→ Problem description: Return the lines below exactly, from the first line to the line that contains "from matplotlib.patches import Rectangle". Leave out pictures.

→ Items:
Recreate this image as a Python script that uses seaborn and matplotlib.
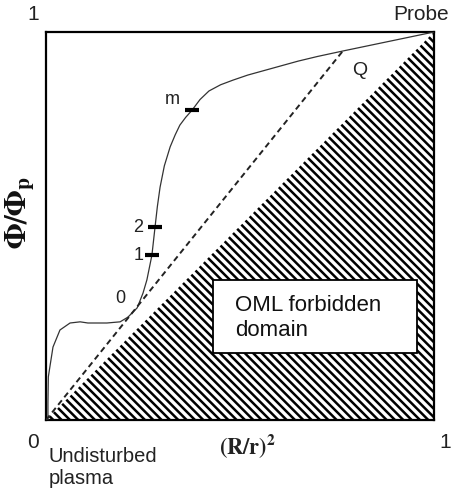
import matplotlib
matplotlib.use("Agg")
import matplotlib.pyplot as plt
import seaborn as sns
import pandas as pd
from matplotlib.patches import Rectangle

# ---- data ----
curve_x = [0.0, 0.005, 0.005, 0.006, 0.010, 0.018, 0.036, 0.062, 0.088, 0.108, 0.157,
           0.191, 0.211, 0.235, 0.250, 0.260, 0.273, 0.281, 0.287, 0.294, 0.305,
           0.320, 0.333, 0.345, 0.360, 0.376, 0.397, 0.420, 0.450, 0.482, 0.520,
           0.585, 0.650, 0.700, 0.765, 1.0]
curve_y = [0.0, 0.0, 0.044, 0.111, 0.137, 0.188, 0.232, 0.250, 0.253, 0.250, 0.250,
           0.253, 0.265, 0.289, 0.327, 0.361, 0.425, 0.497, 0.550, 0.600, 0.655,
           0.704, 0.735, 0.760, 0.780, 0.798, 0.826, 0.848, 0.864, 0.876, 0.889,
           0.907, 0.925, 0.937, 0.951, 1.0]
dashed_x = [0.0, 0.765]
dashed_y = [0.0, 0.951]
oml_x = [0.0, 1.0]
oml_y = [0.0, 1.0]
mark_x = [0.273, 0.281, 0.376]
mark_y = [0.425, 0.497, 0.798]
mark_labels = ["1", "2", "m"]
mark_label_pos = [(0.240, 0.425), (0.237, 0.497), (0.325, 0.825)]
zero_label_pos = (0.191, 0.314)
q_label_pos = (0.809, 0.902)

sns.set_style("white")
plt.rcParams["font.family"] = ["Liberation Sans", "DejaVu Sans"]
plt.rcParams["mathtext.fontset"] = "stix"
plt.rcParams["hatch.linewidth"] = 1.8

W, H = 452, 493
fig = plt.figure(figsize=(W / 100, H / 100), dpi=100)
ax = fig.add_axes([46 / W, (H - 420) / H, 388 / W, 388 / H])

# forbidden (hatched) domain
ax.fill_between(oml_x, [0, 0], oml_y, facecolor="white", edgecolor="black",
                hatch="\\\\\\\\", linewidth=0, zorder=1)

# white box with text
ax.add_patch(Rectangle((0.43, 0.173), 0.526, 0.188, facecolor="white",
                       edgecolor="black", linewidth=1.3, zorder=2))
ax.text(0.487, 0.263, "OML forbidden\ndomain", fontsize=16, ha="left",
        va="center", linespacing=1.25, zorder=3, color="#111111")

curve_df = pd.DataFrame({"x": curve_x, "y": curve_y})
sns.lineplot(data=curve_df, x="x", y="y", ax=ax, estimator=None, sort=False,
             color="#333333", linewidth=0.9, zorder=4)
dash_df = pd.DataFrame({"x": dashed_x, "y": dashed_y})
sns.lineplot(data=dash_df, x="x", y="y", ax=ax, estimator=None, sort=False,
             color="#222222", linewidth=1.4, linestyle=(0, (3, 2)), zorder=4)

mark_df = pd.DataFrame({"x": mark_x, "y": mark_y})
sns.scatterplot(data=mark_df, x="x", y="y", ax=ax, marker="_", s=90,
                color="black", linewidth=3, zorder=5)
for lab, (lx, ly) in zip(mark_labels, mark_label_pos):
    ax.text(lx, ly, lab, fontsize=13, ha="center", va="center", color="#222222")
ax.text(*zero_label_pos, "0", fontsize=13, ha="center", va="center", color="#222222")
ax.text(*q_label_pos, "Q", fontsize=14, ha="center", va="center", color="#222222")

ax.set_xlim(0, 1)
ax.set_ylim(0, 1)
ax.set_xticks([])
ax.set_yticks([])
ax.set_xlabel("")
ax.set_ylabel("")
for s in ax.spines.values():
    s.set_visible(True)
    s.set_linewidth(1.6)
    s.set_color("black")

def ftext(px, py, s, **kw):
    fig.text(px / W, 1 - py / H, s, **kw)

ftext(33, 15, "1", fontsize=15, ha="center", va="center", color="#222222")
ftext(449, 14, "Probe", fontsize=15, ha="right", va="center", color="#222222")
ftext(33, 442, "0", fontsize=15, ha="center", va="center", color="#222222")
ftext(451, 442, "1", fontsize=15, ha="right", va="center", color="#222222")
ftext(49, 447, "Undisturbed\nplasma", fontsize=14.5, ha="left", va="top",
      linespacing=1.2, color="#222222")
ftext(247, 446, r"$\mathbf{(R/r)^2}$", fontsize=16, ha="center", va="center",
      color="#222222")
ftext(20, 212, r"$\mathbf{\Phi/\Phi_p}$", fontsize=22, ha="center", va="center",
      rotation=90, color="#111111")

fig.savefig("out.png", dpi=100)
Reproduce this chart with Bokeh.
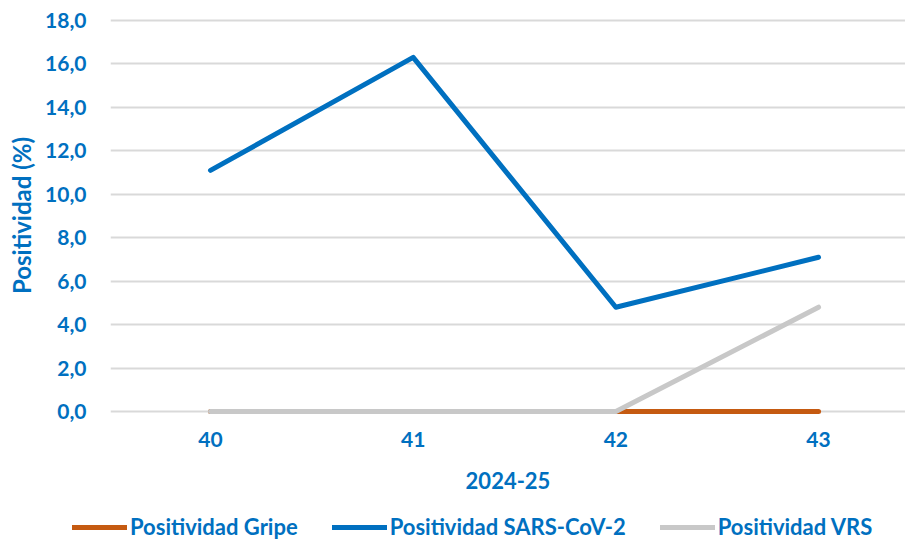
from bokeh.plotting import figure
from bokeh.layouts import column
from bokeh.models import Range1d, FixedTicker, Legend, LegendItem, CustomJSTickFormatter
from bokeh.embed import file_html
from bokeh.resources import INLINE

weeks = ["40", "41", "42", "43"]
gripe = [0.0, 0.0, 0.0, 0.0]
sars = [11.1, 16.3, 4.8, 7.1]
vrs = [0.0, 0.0, 0.0, 4.8]
y_ticks = [0, 2, 4, 6, 8, 10, 12, 14, 16, 18]
series_names = ["Positividad Gripe", "Positividad SARS-CoV-2", "Positividad VRS"]

BLUE = "#0070C0"
ORANGE = "#C55A11"
GRAY = "#C8C8C8"
FONT = "Lato"
W = 905

xs = list(range(len(weeks)))

p = figure(width=W, height=500, output_backend="svg", toolbar_location=None,
           x_range=Range1d(-0.4934, 3.429), y_range=Range1d(-0.414, 18.46),
           min_border_left=110, min_border_right=0, min_border_top=10, min_border_bottom=80)
p.outline_line_color = None
p.background_fill_color = "white"
p.border_fill_color = "white"

p.line(xs, gripe, line_color=ORANGE, line_width=5, line_cap="round", line_join="round")
p.line(xs, sars, line_color=BLUE, line_width=5, line_cap="round", line_join="round")
p.line(xs, vrs, line_color=GRAY, line_width=5, line_cap="round", line_join="round")

p.xaxis.ticker = FixedTicker(ticks=xs)
p.xaxis.formatter = CustomJSTickFormatter(args=dict(labels=weeks), code="return labels[Math.round(tick)] || '';")
p.yaxis.ticker = FixedTicker(ticks=y_ticks)
p.yaxis.formatter = CustomJSTickFormatter(code="return tick.toFixed(1).replace('.', ',');")

for ax in (p.xaxis[0], p.yaxis[0]):
    ax.axis_line_color = None
    ax.major_tick_line_color = None
    ax.minor_tick_line_color = None
    ax.major_tick_out = 0
    ax.major_tick_in = 0
    ax.minor_tick_out = 0
    ax.major_label_text_color = BLUE
    ax.major_label_text_font = FONT
    ax.major_label_text_font_style = "bold"
    ax.major_label_text_font_size = "21px"
    ax.axis_label_text_color = BLUE
    ax.axis_label_text_font = FONT
    ax.axis_label_text_font_style = "bold"
    ax.axis_label_text_font_size = "22px"

p.yaxis.axis_label_text_font_size = "24px"
p.yaxis.major_label_standoff = 24
p.xaxis.major_label_standoff = 11
p.xaxis.axis_label = "2024-25"
p.xaxis.axis_label_standoff = 22
p.yaxis.axis_label = "Positividad (%)"
p.yaxis.axis_label_standoff = 6

p.xgrid.grid_line_color = None
p.ygrid.grid_line_color = "#D9D9D9"
p.ygrid.grid_line_width = 2

# legend strip below the chart
can_unalign = "frame_align" in p.properties()
lg = figure(width=W, height=40, output_backend="svg", toolbar_location=None,
            x_range=Range1d(0, 1), y_range=Range1d(0, 1),
            min_border_left=0 if can_unalign else 110, min_border_right=0,
            min_border_top=0, min_border_bottom=0)
if can_unalign:
    lg.frame_align = False
lg.axis.visible = False
lg.grid.visible = False
lg.outline_line_color = None
lg.border_fill_color = "white"
colors = [ORANGE, BLUE, GRAY]
items = []
for name, c in zip(series_names, colors):
    r = lg.line(x=[-10, -9], y=[-10, -10], line_color=c, line_width=5, line_cap="round")
    items.append(LegendItem(label=name, renderers=[r]))

legend = Legend(items=items, orientation="horizontal",
                location=(72, 0) if can_unalign else (-38, 0))
legend.label_text_color = BLUE
legend.label_text_font = FONT
legend.label_text_font_style = "bold"
legend.label_text_font_size = "22px"
legend.glyph_width = 55
legend.label_standoff = 3
legend.spacing = 34
legend.border_line_color = None
legend.background_fill_alpha = 0
legend.margin = 0
legend.padding = 0
lg.add_layout(legend, "center")

open("out.html", "w").write(file_html(column(p, lg, spacing=0), INLINE))
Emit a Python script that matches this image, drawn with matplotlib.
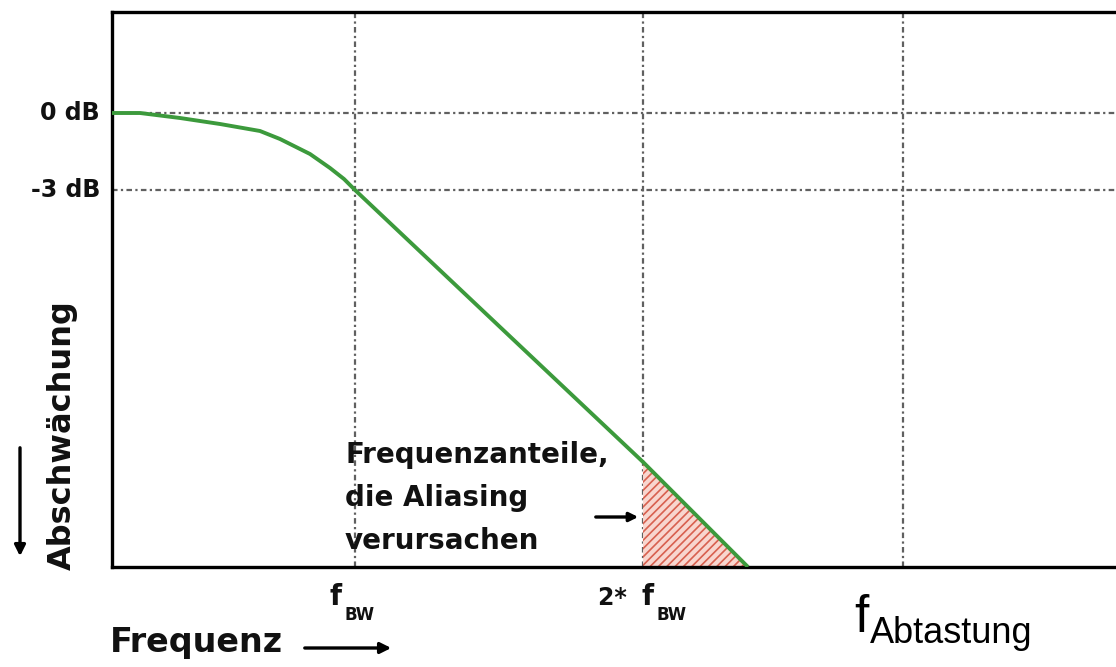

→ Output for this exercise:
Recreate this image as a Python script that uses seaborn and matplotlib.
import matplotlib
matplotlib.use("Agg")
import matplotlib.pyplot as plt
import seaborn as sns
import pandas as pd
from matplotlib.patches import Rectangle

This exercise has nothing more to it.